§ STATED EXERCISE: Quote every line of the data below as it stands, omitting pictures.

§ SUPPLIED MATERIAL:

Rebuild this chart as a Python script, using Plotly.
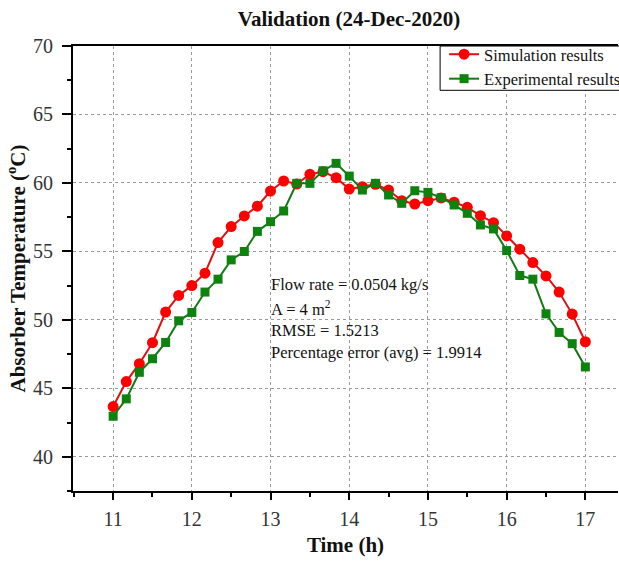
import plotly.graph_objects as go

# Time of day (h), 10-minute readings from 11:00 to 17:00
time_h = [11.0, 11.167, 11.333, 11.5, 11.667, 11.833, 12.0, 12.167, 12.333, 12.5,
          12.667, 12.833, 13.0, 13.167, 13.333, 13.5, 13.667, 13.833, 14.0, 14.167,
          14.333, 14.5, 14.667, 14.833, 15.0, 15.167, 15.333, 15.5, 15.667, 15.833,
          16.0, 16.167, 16.333, 16.5, 16.667, 16.833, 17.0]

# Absorber temperature (°C)
simulation = [43.67, 45.49, 46.8, 48.33, 50.57, 51.78, 52.5, 53.41, 55.64, 56.81,
              57.59, 58.3, 59.41, 60.14, 59.92, 60.63, 60.82, 60.38, 59.55, 59.72,
              59.9, 59.48, 58.7, 58.46, 58.7, 58.9, 58.59, 58.22, 57.61, 57.1,
              56.13, 55.16, 54.18, 53.21, 52.03, 50.42, 48.4]
experimental = [42.96, 44.23, 46.17, 47.16, 48.35, 49.93, 50.54, 52.03, 52.97, 54.38,
                54.99, 56.46, 57.17, 57.95, 59.97, 59.97, 60.89, 61.43, 60.5, 59.48,
                59.97, 59.12, 58.51, 59.43, 59.31, 58.92, 58.39, 57.78, 56.93, 56.64,
                55.06, 53.24, 52.97, 50.44, 49.08, 48.26, 46.56]

x_ticks = [11, 12, 13, 14, 15, 16, 17]
y_ticks = [40, 45, 50, 55, 60, 65, 70]

info_lines = ["Flow rate = 0.0504 kg/s", "A = 4 m<sup>2</sup>", "RMSE = 1.5213",
              "Percentage error (avg) = 1.9914"]
info_y = [52.56, 50.8, 49.2, 47.6]

SERIF = "Liberation Serif, Times New Roman, serif"

# plot-area geometry in pixels (used for legend / box placement)
W, H = 619, 561
L, R, T, B = 72.7, 1, 45.7, 70.3
PW, PH = W - L - R, H - T - B

fig = go.Figure()
fig.add_trace(go.Scatter(
    x=time_h, y=simulation, name="Simulation results", mode="lines+markers",
    line=dict(color="#DD1111", width=2),
    marker=dict(symbol="circle", size=11, color="#FF0000", line=dict(width=0)),
))
fig.add_trace(go.Scatter(
    x=time_h, y=experimental, name="Experimental results", mode="lines+markers",
    line=dict(color="#127A12", width=2),
    marker=dict(symbol="square", size=9, color="#0E820E", line=dict(width=0)),
))

for txt, yv in zip(info_lines, info_y):
    fig.add_annotation(x=12.98, y=yv, xref="x", yref="y", text=txt, showarrow=False,
                       xanchor="left", yanchor="middle", align="left",
                       font=dict(family=SERIF, size=16.5, color="#111111"))

# framed box behind the legend entries
fig.add_shape(type="rect", xref="paper", yref="paper",
              x0=(440 - L) / PW, x1=1.02, y0=1 - (90 - T) / PH, y1=1,
              line=dict(color="black", width=1), fillcolor="white", layer="above")

grid = dict(showgrid=True, gridcolor="#9a9a9a", gridwidth=1, griddash="dot")

fig.update_layout(
    width=W, height=H,
    margin=dict(l=L, r=R, t=T, b=B, autoexpand=False),
    paper_bgcolor="white", plot_bgcolor="white",
    font=dict(family=SERIF, color="#222222"),
    title=dict(text="<b>Validation (24-Dec-2020)</b>", x=349 / W, xref="container",
               xanchor="center", y=1 - 19 / H, yref="container", yanchor="middle",
               font=dict(family=SERIF, size=21, color="#111111")),
    xaxis=dict(range=[10.49, 17.415], tickvals=x_ticks, ticks="outside", ticklen=7,
               tickwidth=2, tickcolor="black", showline=True, linecolor="black",
               linewidth=2, mirror=True, zeroline=False,
               tickfont=dict(family=SERIF, size=20, color="#333333"),
               ticklabelstandoff=2,
               minor=dict(dtick=0.5, ticks="outside", ticklen=4, tickwidth=2,
                          tickcolor="black", showgrid=False),
               title=dict(text="<b>Time (h)</b>", standoff=8,
                          font=dict(family=SERIF, size=21, color="#111111")),
               **grid),
    yaxis=dict(range=[37.5, 70], tickvals=y_ticks, ticks="outside", ticklen=9,
               tickwidth=2, tickcolor="black", showline=True, linecolor="black",
               linewidth=2, zeroline=False,
               tickfont=dict(family=SERIF, size=20, color="#333333"),
               ticklabelstandoff=5,
               minor=dict(dtick=2.5, ticks="outside", ticklen=4, tickwidth=2,
                          tickcolor="black", showgrid=False),
               title=dict(text="<b>Absorber Temperature (<sup>o</sup>C)</b>", standoff=2,
                          font=dict(family=SERIF, size=21, color="#111111")),
               **grid),
    legend=dict(x=(444 - L) / PW, y=1 + 9 / PH, xanchor="left", yanchor="top",
                bgcolor="rgba(0,0,0,0)", borderwidth=0,
                font=dict(family=SERIF, size=16.5, color="#111111"),
                tracegroupgap=0, itemwidth=30),
    showlegend=True,
)

fig.write_html("out.html")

§ OUTPUT FOR THIS EXERCISE:
Rebuild this chart as a Python script, using Plotly.
import plotly.graph_objects as go

# Time of day (h), 10-minute readings from 11:00 to 17:00
time_h = [11.0, 11.167, 11.333, 11.5, 11.667, 11.833, 12.0, 12.167, 12.333, 12.5,
          12.667, 12.833, 13.0, 13.167, 13.333, 13.5, 13.667, 13.833, 14.0, 14.167,
          14.333, 14.5, 14.667, 14.833, 15.0, 15.167, 15.333, 15.5, 15.667, 15.833,
          16.0, 16.167, 16.333, 16.5, 16.667, 16.833, 17.0]

# Absorber temperature (°C)
simulation = [43.67, 45.49, 46.8, 48.33, 50.57, 51.78, 52.5, 53.41, 55.64, 56.81,
              57.59, 58.3, 59.41, 60.14, 59.92, 60.63, 60.82, 60.38, 59.55, 59.72,
              59.9, 59.48, 58.7, 58.46, 58.7, 58.9, 58.59, 58.22, 57.61, 57.1,
              56.13, 55.16, 54.18, 53.21, 52.03, 50.42, 48.4]
experimental = [42.96, 44.23, 46.17, 47.16, 48.35, 49.93, 50.54, 52.03, 52.97, 54.38,
                54.99, 56.46, 57.17, 57.95, 59.97, 59.97, 60.89, 61.43, 60.5, 59.48,
                59.97, 59.12, 58.51, 59.43, 59.31, 58.92, 58.39, 57.78, 56.93, 56.64,
                55.06, 53.24, 52.97, 50.44, 49.08, 48.26, 46.56]

x_ticks = [11, 12, 13, 14, 15, 16, 17]
y_ticks = [40, 45, 50, 55, 60, 65, 70]

info_lines = ["Flow rate = 0.0504 kg/s", "A = 4 m<sup>2</sup>", "RMSE = 1.5213",
              "Percentage error (avg) = 1.9914"]
info_y = [52.56, 50.8, 49.2, 47.6]

SERIF = "Liberation Serif, Times New Roman, serif"

# plot-area geometry in pixels (used for legend / box placement)
W, H = 619, 561
L, R, T, B = 72.7, 1, 45.7, 70.3
PW, PH = W - L - R, H - T - B

fig = go.Figure()
fig.add_trace(go.Scatter(
    x=time_h, y=simulation, name="Simulation results", mode="lines+markers",
    line=dict(color="#DD1111", width=2),
    marker=dict(symbol="circle", size=11, color="#FF0000", line=dict(width=0)),
))
fig.add_trace(go.Scatter(
    x=time_h, y=experimental, name="Experimental results", mode="lines+markers",
    line=dict(color="#127A12", width=2),
    marker=dict(symbol="square", size=9, color="#0E820E", line=dict(width=0)),
))

for txt, yv in zip(info_lines, info_y):
    fig.add_annotation(x=12.98, y=yv, xref="x", yref="y", text=txt, showarrow=False,
                       xanchor="left", yanchor="middle", align="left",
                       font=dict(family=SERIF, size=16.5, color="#111111"))

# framed box behind the legend entries
fig.add_shape(type="rect", xref="paper", yref="paper",
              x0=(440 - L) / PW, x1=1.02, y0=1 - (90 - T) / PH, y1=1,
              line=dict(color="black", width=1), fillcolor="white", layer="above")

grid = dict(showgrid=True, gridcolor="#9a9a9a", gridwidth=1, griddash="dot")

fig.update_layout(
    width=W, height=H,
    margin=dict(l=L, r=R, t=T, b=B, autoexpand=False),
    paper_bgcolor="white", plot_bgcolor="white",
    font=dict(family=SERIF, color="#222222"),
    title=dict(text="<b>Validation (24-Dec-2020)</b>", x=349 / W, xref="container",
               xanchor="center", y=1 - 19 / H, yref="container", yanchor="middle",
               font=dict(family=SERIF, size=21, color="#111111")),
    xaxis=dict(range=[10.49, 17.415], tickvals=x_ticks, ticks="outside", ticklen=7,
               tickwidth=2, tickcolor="black", showline=True, linecolor="black",
               linewidth=2, mirror=True, zeroline=False,
               tickfont=dict(family=SERIF, size=20, color="#333333"),
               ticklabelstandoff=2,
               minor=dict(dtick=0.5, ticks="outside", ticklen=4, tickwidth=2,
                          tickcolor="black", showgrid=False),
               title=dict(text="<b>Time (h)</b>", standoff=8,
                          font=dict(family=SERIF, size=21, color="#111111")),
               **grid),
    yaxis=dict(range=[37.5, 70], tickvals=y_ticks, ticks="outside", ticklen=9,
               tickwidth=2, tickcolor="black", showline=True, linecolor="black",
               linewidth=2, zeroline=False,
               tickfont=dict(family=SERIF, size=20, color="#333333"),
               ticklabelstandoff=5,
               minor=dict(dtick=2.5, ticks="outside", ticklen=4, tickwidth=2,
                          tickcolor="black", showgrid=False),
               title=dict(text="<b>Absorber Temperature (<sup>o</sup>C)</b>", standoff=2,
                          font=dict(family=SERIF, size=21, color="#111111")),
               **grid),
    legend=dict(x=(444 - L) / PW, y=1 + 9 / PH, xanchor="left", yanchor="top",
                bgcolor="rgba(0,0,0,0)", borderwidth=0,
                font=dict(family=SERIF, size=16.5, color="#111111"),
                tracegroupgap=0, itemwidth=30),
    showlegend=True,
)

fig.write_html("out.html")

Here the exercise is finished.